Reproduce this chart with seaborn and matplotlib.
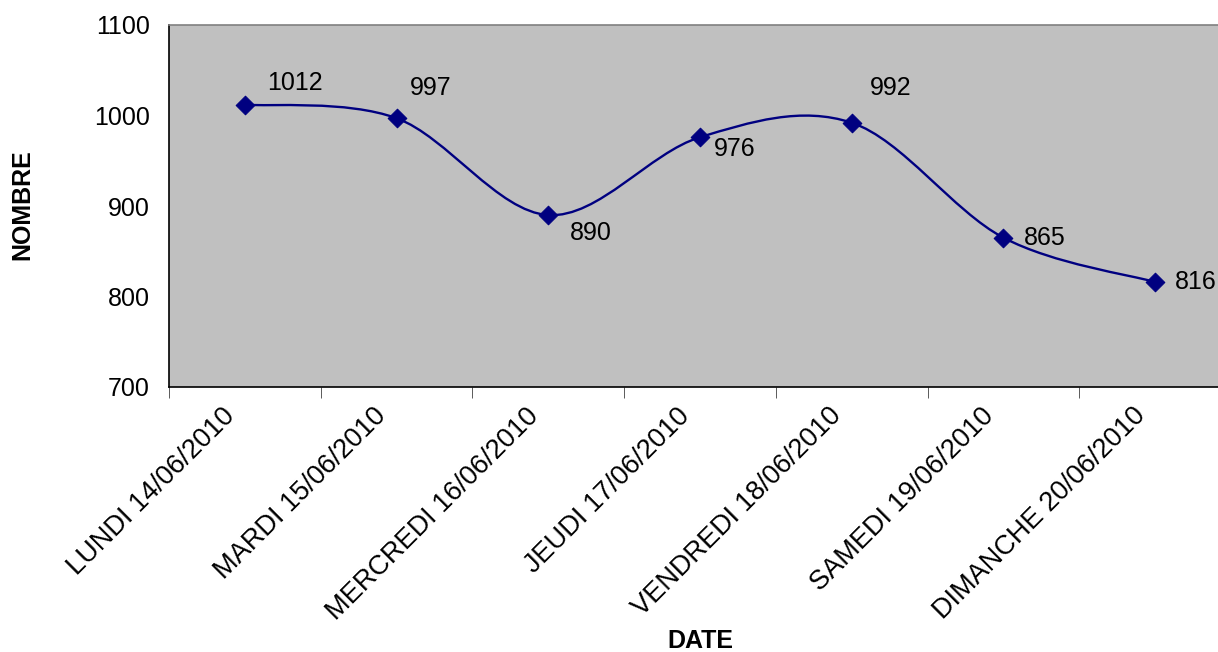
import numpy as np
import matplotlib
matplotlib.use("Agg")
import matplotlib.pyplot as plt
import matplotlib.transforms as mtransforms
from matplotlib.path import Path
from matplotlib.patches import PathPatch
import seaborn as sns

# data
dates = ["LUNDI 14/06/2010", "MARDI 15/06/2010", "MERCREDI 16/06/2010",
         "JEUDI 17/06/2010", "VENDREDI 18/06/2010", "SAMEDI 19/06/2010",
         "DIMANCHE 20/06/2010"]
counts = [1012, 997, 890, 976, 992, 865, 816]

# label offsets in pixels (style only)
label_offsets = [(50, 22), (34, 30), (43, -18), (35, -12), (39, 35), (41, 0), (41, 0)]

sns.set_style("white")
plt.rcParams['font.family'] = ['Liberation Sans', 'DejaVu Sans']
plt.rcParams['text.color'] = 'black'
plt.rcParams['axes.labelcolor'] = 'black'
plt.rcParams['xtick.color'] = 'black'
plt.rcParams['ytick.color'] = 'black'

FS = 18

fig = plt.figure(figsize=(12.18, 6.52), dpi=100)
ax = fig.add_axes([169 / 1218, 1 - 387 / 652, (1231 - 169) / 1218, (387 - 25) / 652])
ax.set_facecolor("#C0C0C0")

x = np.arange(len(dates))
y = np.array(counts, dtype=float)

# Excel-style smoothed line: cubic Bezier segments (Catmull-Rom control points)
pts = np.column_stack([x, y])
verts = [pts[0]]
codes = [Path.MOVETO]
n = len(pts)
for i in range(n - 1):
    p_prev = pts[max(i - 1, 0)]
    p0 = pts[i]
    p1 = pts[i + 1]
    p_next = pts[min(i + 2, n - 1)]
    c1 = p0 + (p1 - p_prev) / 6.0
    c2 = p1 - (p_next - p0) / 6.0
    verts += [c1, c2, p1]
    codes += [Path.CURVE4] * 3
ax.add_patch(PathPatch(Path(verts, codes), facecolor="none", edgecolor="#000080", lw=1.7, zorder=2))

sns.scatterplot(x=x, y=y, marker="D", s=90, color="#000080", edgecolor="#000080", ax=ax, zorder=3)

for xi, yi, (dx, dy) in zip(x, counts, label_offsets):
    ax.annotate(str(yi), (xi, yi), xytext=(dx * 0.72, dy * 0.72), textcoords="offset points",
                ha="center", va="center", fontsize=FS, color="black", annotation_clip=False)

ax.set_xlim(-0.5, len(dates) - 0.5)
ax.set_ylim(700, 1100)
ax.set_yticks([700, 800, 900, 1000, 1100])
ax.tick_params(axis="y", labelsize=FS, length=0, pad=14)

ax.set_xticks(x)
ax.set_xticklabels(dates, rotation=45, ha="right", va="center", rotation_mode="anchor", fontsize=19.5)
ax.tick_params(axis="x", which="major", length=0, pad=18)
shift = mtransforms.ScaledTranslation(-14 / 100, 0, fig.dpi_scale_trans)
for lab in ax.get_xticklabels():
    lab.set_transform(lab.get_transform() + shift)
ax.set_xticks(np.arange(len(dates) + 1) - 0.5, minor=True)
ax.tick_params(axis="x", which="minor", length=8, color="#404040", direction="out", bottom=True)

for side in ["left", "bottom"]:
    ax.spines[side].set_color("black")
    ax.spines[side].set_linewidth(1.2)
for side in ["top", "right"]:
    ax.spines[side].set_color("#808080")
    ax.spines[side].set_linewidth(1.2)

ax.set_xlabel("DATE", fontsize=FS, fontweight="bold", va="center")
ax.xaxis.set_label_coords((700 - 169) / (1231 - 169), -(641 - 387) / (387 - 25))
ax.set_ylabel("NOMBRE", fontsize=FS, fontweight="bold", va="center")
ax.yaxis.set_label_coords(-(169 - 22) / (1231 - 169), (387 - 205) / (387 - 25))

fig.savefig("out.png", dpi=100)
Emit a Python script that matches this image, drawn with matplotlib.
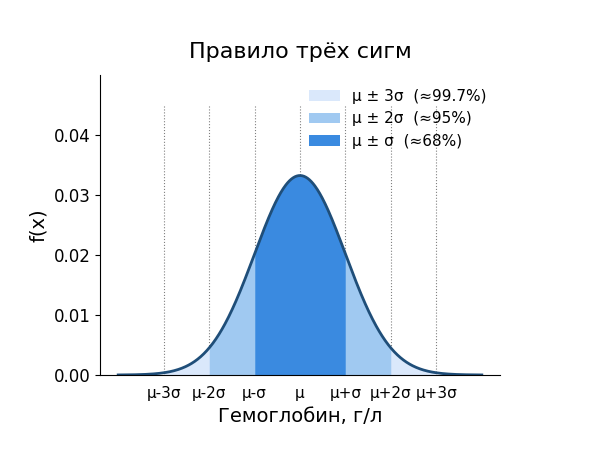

------------------------

■ WHAT IS REQUIRED ■
Print the listing above in full, exactly as written. Omit any pictures.

■ TASK ANSWER ■
Reproduce this chart with seaborn and matplotlib.
import numpy as np
import matplotlib
matplotlib.use("Agg")
import matplotlib.pyplot as plt
import matplotlib.transforms as mtransforms
from matplotlib.path import Path
from matplotlib.patches import PathPatch
import seaborn as sns

# data
dates = ["LUNDI 14/06/2010", "MARDI 15/06/2010", "MERCREDI 16/06/2010",
         "JEUDI 17/06/2010", "VENDREDI 18/06/2010", "SAMEDI 19/06/2010",
         "DIMANCHE 20/06/2010"]
counts = [1012, 997, 890, 976, 992, 865, 816]

# label offsets in pixels (style only)
label_offsets = [(50, 22), (34, 30), (43, -18), (35, -12), (39, 35), (41, 0), (41, 0)]

sns.set_style("white")
plt.rcParams['font.family'] = ['Liberation Sans', 'DejaVu Sans']
plt.rcParams['text.color'] = 'black'
plt.rcParams['axes.labelcolor'] = 'black'
plt.rcParams['xtick.color'] = 'black'
plt.rcParams['ytick.color'] = 'black'

FS = 18

fig = plt.figure(figsize=(12.18, 6.52), dpi=100)
ax = fig.add_axes([169 / 1218, 1 - 387 / 652, (1231 - 169) / 1218, (387 - 25) / 652])
ax.set_facecolor("#C0C0C0")

x = np.arange(len(dates))
y = np.array(counts, dtype=float)

# Excel-style smoothed line: cubic Bezier segments (Catmull-Rom control points)
pts = np.column_stack([x, y])
verts = [pts[0]]
codes = [Path.MOVETO]
n = len(pts)
for i in range(n - 1):
    p_prev = pts[max(i - 1, 0)]
    p0 = pts[i]
    p1 = pts[i + 1]
    p_next = pts[min(i + 2, n - 1)]
    c1 = p0 + (p1 - p_prev) / 6.0
    c2 = p1 - (p_next - p0) / 6.0
    verts += [c1, c2, p1]
    codes += [Path.CURVE4] * 3
ax.add_patch(PathPatch(Path(verts, codes), facecolor="none", edgecolor="#000080", lw=1.7, zorder=2))

sns.scatterplot(x=x, y=y, marker="D", s=90, color="#000080", edgecolor="#000080", ax=ax, zorder=3)

for xi, yi, (dx, dy) in zip(x, counts, label_offsets):
    ax.annotate(str(yi), (xi, yi), xytext=(dx * 0.72, dy * 0.72), textcoords="offset points",
                ha="center", va="center", fontsize=FS, color="black", annotation_clip=False)

ax.set_xlim(-0.5, len(dates) - 0.5)
ax.set_ylim(700, 1100)
ax.set_yticks([700, 800, 900, 1000, 1100])
ax.tick_params(axis="y", labelsize=FS, length=0, pad=14)

ax.set_xticks(x)
ax.set_xticklabels(dates, rotation=45, ha="right", va="center", rotation_mode="anchor", fontsize=19.5)
ax.tick_params(axis="x", which="major", length=0, pad=18)
shift = mtransforms.ScaledTranslation(-14 / 100, 0, fig.dpi_scale_trans)
for lab in ax.get_xticklabels():
    lab.set_transform(lab.get_transform() + shift)
ax.set_xticks(np.arange(len(dates) + 1) - 0.5, minor=True)
ax.tick_params(axis="x", which="minor", length=8, color="#404040", direction="out", bottom=True)

for side in ["left", "bottom"]:
    ax.spines[side].set_color("black")
    ax.spines[side].set_linewidth(1.2)
for side in ["top", "right"]:
    ax.spines[side].set_color("#808080")
    ax.spines[side].set_linewidth(1.2)

ax.set_xlabel("DATE", fontsize=FS, fontweight="bold", va="center")
ax.xaxis.set_label_coords((700 - 169) / (1231 - 169), -(641 - 387) / (387 - 25))
ax.set_ylabel("NOMBRE", fontsize=FS, fontweight="bold", va="center")
ax.yaxis.set_label_coords(-(169 - 22) / (1231 - 169), (387 - 205) / (387 - 25))

fig.savefig("out.png", dpi=100)
Emit a Python script that matches this image, drawn with matplotlib.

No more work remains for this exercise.